[Start of GIVEN DATA]

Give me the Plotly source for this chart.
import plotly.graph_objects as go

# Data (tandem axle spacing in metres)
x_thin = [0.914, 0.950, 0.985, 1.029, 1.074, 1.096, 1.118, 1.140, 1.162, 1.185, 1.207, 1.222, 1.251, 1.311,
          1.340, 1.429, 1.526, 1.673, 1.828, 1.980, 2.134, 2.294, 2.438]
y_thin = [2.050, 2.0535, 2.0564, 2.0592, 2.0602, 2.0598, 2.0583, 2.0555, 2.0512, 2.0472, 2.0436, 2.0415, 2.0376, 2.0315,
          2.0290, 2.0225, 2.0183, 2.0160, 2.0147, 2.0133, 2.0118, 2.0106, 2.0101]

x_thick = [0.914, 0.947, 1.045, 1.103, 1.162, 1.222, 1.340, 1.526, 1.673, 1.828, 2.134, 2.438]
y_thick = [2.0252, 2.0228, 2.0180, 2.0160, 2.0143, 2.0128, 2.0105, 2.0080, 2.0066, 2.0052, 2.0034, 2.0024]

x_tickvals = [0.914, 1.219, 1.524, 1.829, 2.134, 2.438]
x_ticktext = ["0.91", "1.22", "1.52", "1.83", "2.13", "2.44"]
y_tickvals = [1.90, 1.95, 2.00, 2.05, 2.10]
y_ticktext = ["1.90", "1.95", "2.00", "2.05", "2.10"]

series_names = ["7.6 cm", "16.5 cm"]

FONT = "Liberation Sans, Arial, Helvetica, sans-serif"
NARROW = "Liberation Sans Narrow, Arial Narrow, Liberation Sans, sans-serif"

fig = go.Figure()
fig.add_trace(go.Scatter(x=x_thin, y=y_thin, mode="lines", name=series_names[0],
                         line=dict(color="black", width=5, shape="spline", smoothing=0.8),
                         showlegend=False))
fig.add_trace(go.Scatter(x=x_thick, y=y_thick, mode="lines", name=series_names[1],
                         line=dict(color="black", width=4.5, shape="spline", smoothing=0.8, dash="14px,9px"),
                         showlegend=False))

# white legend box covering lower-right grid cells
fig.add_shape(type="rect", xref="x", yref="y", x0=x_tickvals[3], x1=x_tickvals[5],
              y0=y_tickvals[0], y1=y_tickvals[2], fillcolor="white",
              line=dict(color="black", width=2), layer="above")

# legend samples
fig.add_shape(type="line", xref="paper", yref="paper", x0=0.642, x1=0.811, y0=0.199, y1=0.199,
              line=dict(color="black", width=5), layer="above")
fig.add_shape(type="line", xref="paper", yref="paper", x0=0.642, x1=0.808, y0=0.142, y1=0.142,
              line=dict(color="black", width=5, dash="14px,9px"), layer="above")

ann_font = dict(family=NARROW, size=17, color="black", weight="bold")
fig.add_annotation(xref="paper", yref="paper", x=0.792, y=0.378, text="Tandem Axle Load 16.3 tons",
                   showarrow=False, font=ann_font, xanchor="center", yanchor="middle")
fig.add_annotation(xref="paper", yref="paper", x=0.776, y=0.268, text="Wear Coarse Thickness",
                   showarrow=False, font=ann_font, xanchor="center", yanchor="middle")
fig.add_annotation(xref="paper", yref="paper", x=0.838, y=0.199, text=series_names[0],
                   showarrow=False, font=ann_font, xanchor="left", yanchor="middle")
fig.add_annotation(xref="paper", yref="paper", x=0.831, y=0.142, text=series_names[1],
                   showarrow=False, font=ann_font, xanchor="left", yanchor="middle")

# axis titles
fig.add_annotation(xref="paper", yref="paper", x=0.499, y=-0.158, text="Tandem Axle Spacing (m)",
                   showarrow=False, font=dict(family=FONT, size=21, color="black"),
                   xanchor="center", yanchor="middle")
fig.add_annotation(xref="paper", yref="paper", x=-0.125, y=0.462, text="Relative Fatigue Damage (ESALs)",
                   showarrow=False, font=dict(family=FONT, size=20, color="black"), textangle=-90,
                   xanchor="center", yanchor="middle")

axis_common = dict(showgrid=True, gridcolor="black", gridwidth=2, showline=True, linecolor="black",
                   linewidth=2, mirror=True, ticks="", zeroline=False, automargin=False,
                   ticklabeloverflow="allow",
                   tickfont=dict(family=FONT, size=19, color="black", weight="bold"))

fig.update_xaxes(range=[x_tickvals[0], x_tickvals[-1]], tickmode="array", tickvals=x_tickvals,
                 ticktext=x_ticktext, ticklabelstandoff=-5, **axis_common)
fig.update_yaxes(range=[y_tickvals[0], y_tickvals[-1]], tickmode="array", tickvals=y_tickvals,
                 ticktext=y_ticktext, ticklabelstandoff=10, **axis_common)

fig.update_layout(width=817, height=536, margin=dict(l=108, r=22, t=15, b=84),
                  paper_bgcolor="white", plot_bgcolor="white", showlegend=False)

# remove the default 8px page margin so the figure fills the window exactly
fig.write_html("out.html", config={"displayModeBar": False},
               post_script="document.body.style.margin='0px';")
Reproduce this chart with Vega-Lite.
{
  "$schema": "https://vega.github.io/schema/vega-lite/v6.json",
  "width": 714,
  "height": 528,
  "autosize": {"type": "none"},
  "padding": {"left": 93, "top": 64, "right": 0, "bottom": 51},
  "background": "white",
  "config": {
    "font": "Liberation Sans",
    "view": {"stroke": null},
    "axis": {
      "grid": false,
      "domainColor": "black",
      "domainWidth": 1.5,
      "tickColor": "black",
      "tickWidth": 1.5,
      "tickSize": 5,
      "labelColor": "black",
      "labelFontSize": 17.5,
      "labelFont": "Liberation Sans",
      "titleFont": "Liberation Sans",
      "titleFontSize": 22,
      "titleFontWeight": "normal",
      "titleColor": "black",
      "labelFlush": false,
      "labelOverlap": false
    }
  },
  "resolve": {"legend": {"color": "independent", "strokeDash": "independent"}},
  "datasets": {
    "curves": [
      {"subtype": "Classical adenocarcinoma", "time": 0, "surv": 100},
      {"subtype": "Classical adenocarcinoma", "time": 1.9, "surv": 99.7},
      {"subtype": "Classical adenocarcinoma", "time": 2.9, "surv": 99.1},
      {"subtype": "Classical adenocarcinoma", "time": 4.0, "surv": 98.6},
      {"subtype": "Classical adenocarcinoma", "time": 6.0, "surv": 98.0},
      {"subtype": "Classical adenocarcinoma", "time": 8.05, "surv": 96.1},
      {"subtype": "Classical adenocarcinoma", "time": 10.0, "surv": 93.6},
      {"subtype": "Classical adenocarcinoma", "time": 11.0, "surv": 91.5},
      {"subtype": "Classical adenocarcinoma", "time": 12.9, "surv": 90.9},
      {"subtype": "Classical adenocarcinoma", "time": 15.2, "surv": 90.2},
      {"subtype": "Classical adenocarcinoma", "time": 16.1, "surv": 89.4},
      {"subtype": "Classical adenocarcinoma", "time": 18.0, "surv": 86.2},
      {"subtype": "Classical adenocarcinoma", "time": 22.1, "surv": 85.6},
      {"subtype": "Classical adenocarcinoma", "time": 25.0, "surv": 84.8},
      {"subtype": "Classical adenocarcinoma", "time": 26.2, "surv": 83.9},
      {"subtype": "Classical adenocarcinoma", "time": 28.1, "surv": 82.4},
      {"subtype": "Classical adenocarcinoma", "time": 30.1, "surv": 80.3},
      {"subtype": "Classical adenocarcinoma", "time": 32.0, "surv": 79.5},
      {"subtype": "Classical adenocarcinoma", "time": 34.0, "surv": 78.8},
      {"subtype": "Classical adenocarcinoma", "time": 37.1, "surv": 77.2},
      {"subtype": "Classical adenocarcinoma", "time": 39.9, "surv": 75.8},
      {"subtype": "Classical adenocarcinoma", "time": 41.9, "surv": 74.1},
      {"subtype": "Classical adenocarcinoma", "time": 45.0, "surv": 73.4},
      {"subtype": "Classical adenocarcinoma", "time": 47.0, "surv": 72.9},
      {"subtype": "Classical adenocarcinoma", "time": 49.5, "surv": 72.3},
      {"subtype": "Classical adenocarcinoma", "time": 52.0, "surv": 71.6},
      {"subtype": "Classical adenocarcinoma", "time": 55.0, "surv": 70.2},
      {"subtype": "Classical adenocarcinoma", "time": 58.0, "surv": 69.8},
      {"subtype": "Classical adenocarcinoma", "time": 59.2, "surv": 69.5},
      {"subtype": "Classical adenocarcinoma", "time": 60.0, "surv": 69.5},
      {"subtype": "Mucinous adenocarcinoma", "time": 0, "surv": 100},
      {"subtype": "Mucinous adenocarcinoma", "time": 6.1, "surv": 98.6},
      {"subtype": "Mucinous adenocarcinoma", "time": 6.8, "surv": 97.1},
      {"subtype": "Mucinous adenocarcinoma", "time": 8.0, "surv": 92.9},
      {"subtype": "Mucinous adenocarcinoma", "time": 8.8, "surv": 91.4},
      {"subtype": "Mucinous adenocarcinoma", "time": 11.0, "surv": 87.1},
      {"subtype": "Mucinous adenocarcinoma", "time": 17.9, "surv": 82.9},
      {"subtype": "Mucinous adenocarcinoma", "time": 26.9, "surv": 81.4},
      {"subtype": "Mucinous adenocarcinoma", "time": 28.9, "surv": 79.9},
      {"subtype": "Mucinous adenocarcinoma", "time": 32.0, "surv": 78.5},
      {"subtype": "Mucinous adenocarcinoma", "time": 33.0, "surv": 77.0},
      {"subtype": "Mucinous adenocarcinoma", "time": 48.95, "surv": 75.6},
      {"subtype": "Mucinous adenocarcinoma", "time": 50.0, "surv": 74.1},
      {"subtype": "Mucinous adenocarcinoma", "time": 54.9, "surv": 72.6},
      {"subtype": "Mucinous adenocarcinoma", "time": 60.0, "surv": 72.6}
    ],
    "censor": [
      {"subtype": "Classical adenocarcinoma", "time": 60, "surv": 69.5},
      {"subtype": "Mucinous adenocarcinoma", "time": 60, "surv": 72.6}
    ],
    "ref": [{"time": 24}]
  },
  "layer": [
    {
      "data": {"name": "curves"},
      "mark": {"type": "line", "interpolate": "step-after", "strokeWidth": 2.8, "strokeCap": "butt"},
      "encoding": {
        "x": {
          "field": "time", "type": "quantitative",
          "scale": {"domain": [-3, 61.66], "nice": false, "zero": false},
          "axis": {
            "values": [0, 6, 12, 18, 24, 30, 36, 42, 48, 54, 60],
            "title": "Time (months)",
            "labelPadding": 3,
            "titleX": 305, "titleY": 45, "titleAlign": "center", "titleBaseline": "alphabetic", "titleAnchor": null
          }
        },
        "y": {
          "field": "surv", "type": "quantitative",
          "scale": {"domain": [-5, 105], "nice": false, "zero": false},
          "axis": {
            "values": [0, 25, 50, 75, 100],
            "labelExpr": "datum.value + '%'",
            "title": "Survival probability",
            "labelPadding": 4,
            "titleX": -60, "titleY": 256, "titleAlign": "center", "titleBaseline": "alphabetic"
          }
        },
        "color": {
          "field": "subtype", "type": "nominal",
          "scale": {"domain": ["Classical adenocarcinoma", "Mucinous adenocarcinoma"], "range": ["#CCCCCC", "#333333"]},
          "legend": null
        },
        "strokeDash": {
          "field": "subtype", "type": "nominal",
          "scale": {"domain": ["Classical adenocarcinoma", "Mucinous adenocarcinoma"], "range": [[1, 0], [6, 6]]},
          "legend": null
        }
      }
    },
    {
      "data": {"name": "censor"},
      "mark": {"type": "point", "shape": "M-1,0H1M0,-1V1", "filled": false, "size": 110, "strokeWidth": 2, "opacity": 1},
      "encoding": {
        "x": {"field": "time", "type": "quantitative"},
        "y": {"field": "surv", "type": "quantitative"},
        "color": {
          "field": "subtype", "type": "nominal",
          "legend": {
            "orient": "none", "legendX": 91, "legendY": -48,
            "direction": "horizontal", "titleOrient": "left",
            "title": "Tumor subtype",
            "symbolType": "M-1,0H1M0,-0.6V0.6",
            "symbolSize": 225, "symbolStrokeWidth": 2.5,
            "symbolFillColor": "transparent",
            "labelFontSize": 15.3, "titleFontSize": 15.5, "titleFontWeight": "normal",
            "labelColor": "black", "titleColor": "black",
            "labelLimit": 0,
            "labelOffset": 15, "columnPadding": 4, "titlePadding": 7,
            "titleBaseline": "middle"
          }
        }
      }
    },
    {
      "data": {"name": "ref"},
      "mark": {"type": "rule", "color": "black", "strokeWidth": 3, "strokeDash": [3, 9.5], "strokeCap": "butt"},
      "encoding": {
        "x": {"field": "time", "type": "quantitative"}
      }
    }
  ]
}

[End of GIVEN DATA]

Quote, word for word, every line from the top of the entries through the line that holds "2.0118, 2.0106, 2.0101]".

> FULL ANSWER
Give me the Plotly source for this chart.
import plotly.graph_objects as go

# Data (tandem axle spacing in metres)
x_thin = [0.914, 0.950, 0.985, 1.029, 1.074, 1.096, 1.118, 1.140, 1.162, 1.185, 1.207, 1.222, 1.251, 1.311,
          1.340, 1.429, 1.526, 1.673, 1.828, 1.980, 2.134, 2.294, 2.438]
y_thin = [2.050, 2.0535, 2.0564, 2.0592, 2.0602, 2.0598, 2.0583, 2.0555, 2.0512, 2.0472, 2.0436, 2.0415, 2.0376, 2.0315,
          2.0290, 2.0225, 2.0183, 2.0160, 2.0147, 2.0133, 2.0118, 2.0106, 2.0101]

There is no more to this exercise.